Mann suggested that urging leaders to sign onto the IHRA definition of anti-Semitism should not end with politicians. “We are demanding and expecting every British football club and university to sign and use the IHRA definition, without exception,” he said. “Additional legislation is being introduced this year to make it illegal for BDS to be implemented in any public institution in the U.K.”
Carr maintained that anti-Semitism must be fought from the far left, ethnic supremacist right and militant Islamic spheres.

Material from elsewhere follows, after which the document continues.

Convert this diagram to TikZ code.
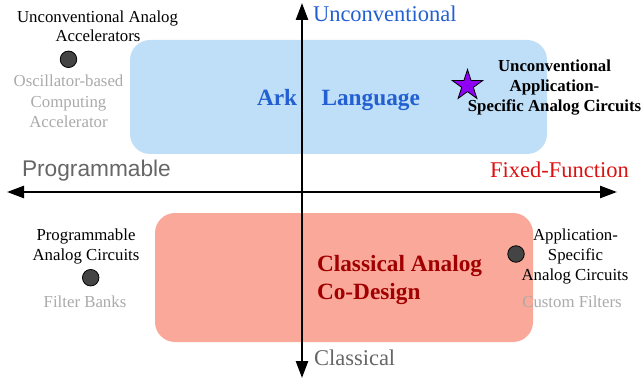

He presented the top priorities of the U.S. administration, including keeping Jewish communities safe, punishing hate crimes, adopting IHRA, curbing incitement on social media and educating children for “philosemitism.”
Live proudly as Jews throughout the world
On the final day of the conference, Samuel Sandler, the father and grandfather of Toulouse terror attack victims, delivered an emotional account of learning of the tragic murder of his son and two of his children in 2012 by an Islamist terrorist. “My relatives were deported to Auschwitz in 1943, so I always had a fear as a child that I would be killed because I was a Jew, but I told myself, “No, I live in France, where we cannot assassinate young people because they are Jews.”
Following his address, conference participants were encouraged to share their ideas, with one participant encouraging everyone, despite the threat of anti-Semitic attacks, to continue to wear their kipahs in Paris, and continue to live proudly as Jews throughout Europe and the world.
In the final address, Mergui noted that recently, following a series of deadly anti-Semitic attacks in the United States, American delegations often come to France to share their experiences in combating anti-Semitism and hate crimes—something that has beleaguered Paris in recent years. “We really need to come together from the United States and France,” he said.
Though it is a “very dangerous moment in our history, and perhaps we are used to the rise of anti-Semitism in Europe,” he said. “We feel we are not alone.”